We have encountered this misconception on so many occasions during the past 12 months as to indicate a general misconception within the industry insofar as users of NEC are concerned. We have even seen contractors attempt to escalate an early warning notice into a dispute through the adjudication clause in the absence of a compensation event notice. This is completely incorrect and an adjudicator would have no jurisdiction to decide a compensation event where the contractor is simply reliant upon an early warning notice and has failed to give any subsequent compensation event notice. The employer could simply refuse to participate in the adjudication procedure and, to the extent that a favourable decision was given by the adjudicator towards the contractor, simply raise the issue of jurisdiction with the High Court when the contractor attempted to enforce the decision.
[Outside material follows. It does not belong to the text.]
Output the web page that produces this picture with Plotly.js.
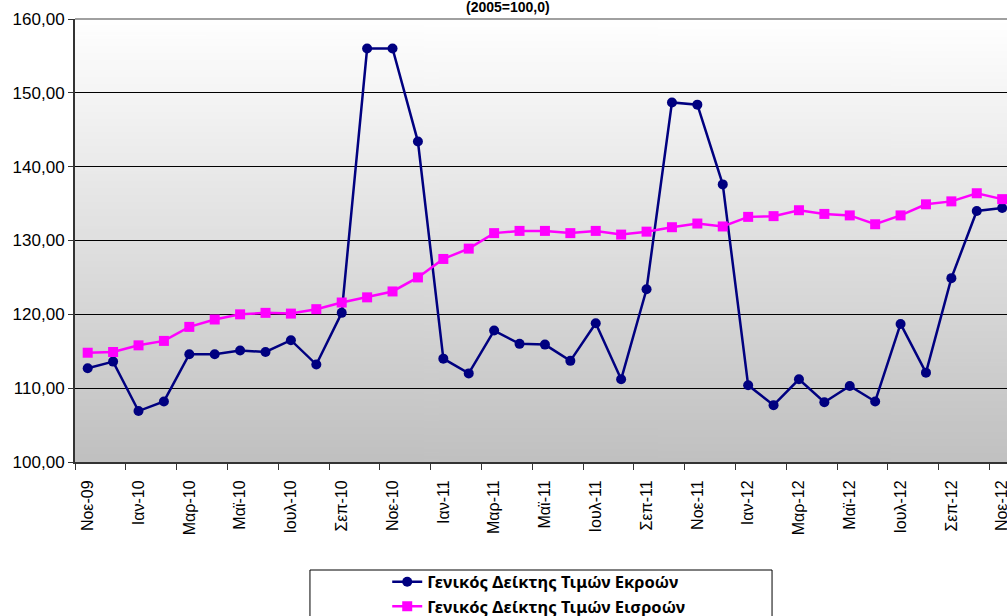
<!DOCTYPE html>
<html>
<head>
<meta charset="utf-8">
<script src="https://cdn.plot.ly/plotly-3.0.1.min.js"></script>
<style>
html,body{margin:0;padding:0;background:#fff;overflow:hidden;}
#chart{width:1007px;height:616px;}
</style>
</head>
<body>
<div id="chart"></div>
<script>
// Categories (months, Nov 2009 – Nov 2012)
var categories = [
  "Νοε-09","Δεκ-09",
  "Ιαν-10","Φεβ-10","Μαρ-10","Απρ-10","Μαϊ-10","Ιουν-10","Ιουλ-10","Αυγ-10","Σεπ-10","Οκτ-10","Νοε-10","Δεκ-10",
  "Ιαν-11","Φεβ-11","Μαρ-11","Απρ-11","Μαϊ-11","Ιουν-11","Ιουλ-11","Αυγ-11","Σεπ-11","Οκτ-11","Νοε-11","Δεκ-11",
  "Ιαν-12","Φεβ-12","Μαρ-12","Απρ-12","Μαϊ-12","Ιουν-12","Ιουλ-12","Αυγ-12","Σεπ-12","Οκτ-12","Νοε-12"
];

// Γενικός Δείκτης Τιμών Εκροών (output price index)
var outputIndex = [
  112.7, 113.6,
  106.9, 108.2, 114.6, 114.6, 115.1, 114.9, 116.5, 113.2, 120.2, 156.0, 156.0, 143.4,
  114.0, 112.0, 117.8, 116.0, 115.9, 113.7, 118.8, 111.2, 123.4, 148.7, 148.4, 137.6,
  110.4, 107.7, 111.2, 108.1, 110.3, 108.2, 118.7, 112.1, 124.9, 134.0, 134.4
];

// Γενικός Δείκτης Τιμών Εισροών (input price index)
var inputIndex = [
  114.8, 114.9,
  115.8, 116.4, 118.3, 119.3, 120.0, 120.2, 120.1, 120.7, 121.6, 122.3, 123.1, 125.0,
  127.5, 128.9, 131.0, 131.3, 131.3, 131.0, 131.3, 130.8, 131.2, 131.8, 132.3, 131.9,
  133.2, 133.3, 134.1, 133.6, 133.4, 132.2, 133.4, 134.9, 135.3, 136.4, 135.6
];

var seriesNames = ["Γενικός Δείκτης Τιμών Εκροών", "Γενικός Δείκτης Τιμών Εισροών"];
var yTicks = [100, 110, 120, 130, 140, 150, 160];
var chartTitle = "(2005=100,0)";

var FONT = '"Liberation Sans", Arial, sans-serif';
var LEGEND_FONT = '"Noto Sans", "DejaVu Sans", sans-serif';

// gradient background for the plot area
var cv = document.createElement('canvas');
cv.width = 4; cv.height = 256;
var ctx = cv.getContext('2d');
var g = ctx.createLinearGradient(0, 0, 0, 256);
g.addColorStop(0, '#ffffff');
g.addColorStop(1, '#c0c0c0');
ctx.fillStyle = g;
ctx.fillRect(0, 0, 4, 256);
var bgUrl = cv.toDataURL('image/png');

var traces = [
  {
    type: 'scatter', mode: 'lines+markers',
    x: categories, y: outputIndex, name: '<b>' + seriesNames[0] + '</b>',
    line: {color: '#000080', width: 2.5},
    marker: {color: '#000080', symbol: 'circle', size: 10},
    cliponaxis: false
  },
  {
    type: 'scatter', mode: 'lines+markers',
    x: categories, y: inputIndex, name: '<b>' + seriesNames[1] + '</b>',
    line: {color: '#ff00ff', width: 2.5},
    marker: {color: '#ff00ff', symbol: 'square', size: 10},
    cliponaxis: false
  }
];

var layout = {
  width: 1007, height: 616,
  margin: {l: 75, r: 0, t: 19, b: 154, pad: 0, autoexpand: false},
  paper_bgcolor: '#ffffff',
  plot_bgcolor: 'rgba(0,0,0,0)',
  separators: ',.',
  font: {family: FONT, color: '#000'},
  showlegend: true,
  xaxis: {
    type: 'category',
    categoryorder: 'array', categoryarray: categories,
    range: [-0.5, 36.19],
    tickmode: 'linear', tick0: 0, dtick: 2,
    tickson: 'boundaries',
    ticks: 'outside', ticklen: 6, tickcolor: '#333', tickwidth: 1,
    tickangle: -90,
    ticklabelstandoff: 10,
    tickfont: {size: 16, family: FONT},
    showgrid: false,
    showline: true, linecolor: '#333', linewidth: 2,
    zeroline: false,
    automargin: false
  },
  yaxis: {
    range: [100, 160],
    tickmode: 'array', tickvals: yTicks,
    tickformat: '.2f',
    ticks: 'outside', ticklen: 5, tickcolor: '#333', tickwidth: 1,
    tickfont: {size: 17, family: FONT},
    showgrid: true, gridcolor: '#000', gridwidth: 1,
    showline: true, linecolor: '#333', linewidth: 2,
    zeroline: false,
    automargin: false
  },
  legend: {
    orientation: 'v',
    x: 0.335, xanchor: 'left',
    yref: 'container',
    y: 0.0835, yanchor: 'top',
    bgcolor: 'rgba(0,0,0,0)',
    borderwidth: 0,
    font: {size: 16.5, family: LEGEND_FONT, weight: 'bold'},
    tracegroupgap: 0
  },
  images: [{
    source: bgUrl, xref: 'paper', yref: 'paper',
    x: 0, y: 1, sizex: 1, sizey: 1, sizing: 'stretch',
    xanchor: 'left', yanchor: 'top', layer: 'below'
  }],
  shapes: [
    {type: 'line', xref: 'paper', yref: 'paper', x0: 0, x1: 1, y0: 1, y1: 1,
     line: {color: '#a0a0a0', width: 2}},
    {type: 'rect', xref: 'paper', yref: 'paper',
     x0: 0.2521, x1: 0.7479, y0: -0.2438, y1: -0.36,
     line: {color: '#000', width: 1}, fillcolor: 'rgba(0,0,0,0)'}
  ],
  annotations: [{
    text: '<b>' + chartTitle + '</b>',
    xref: 'paper', yref: 'paper', x: 0.4646, y: 1.004,
    xanchor: 'center', yanchor: 'bottom', showarrow: false,
    font: {size: 14, family: FONT}
  }]
};

Plotly.newPlot('chart', traces, layout, {displayModeBar: false, staticPlot: true});
</script>
</body>
</html>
This situation would be similar to that described in the Appellate Division decision of Withinshaw Properties (Pty) Ltd v Dura Construction Co (SA) (Pty) Ltd 1989 (4) SA 1 073 (A). In this appeal arising out of a building contract, it was a prerequisite that any dispute between the parties should first be resolved by written decision of the architect given to the contractor and binding on the parties unless objection thereto was raised within a specified period by the contractor. No evidence was placed before the court that the architects had given or had been called upon to give any such decision in terms of the relevant clause and, therefore, the court found that the factual basis for the contractor’s contention was absent. This would be the position where the project manager had not been called upon to consider whether or not a compensation event had arisen due to lack of notice of such compensation event where the contractor simply relied upon the early warning notice.

Our advice to contractors is always to treat notices as if they are time barring whether or not they are stated to be so, Any other approach places the contractor at risk to the extent that the agent or employer wishes to treat the absence of notice or late notice as if it were a time bar thus creating a dispute between the parties.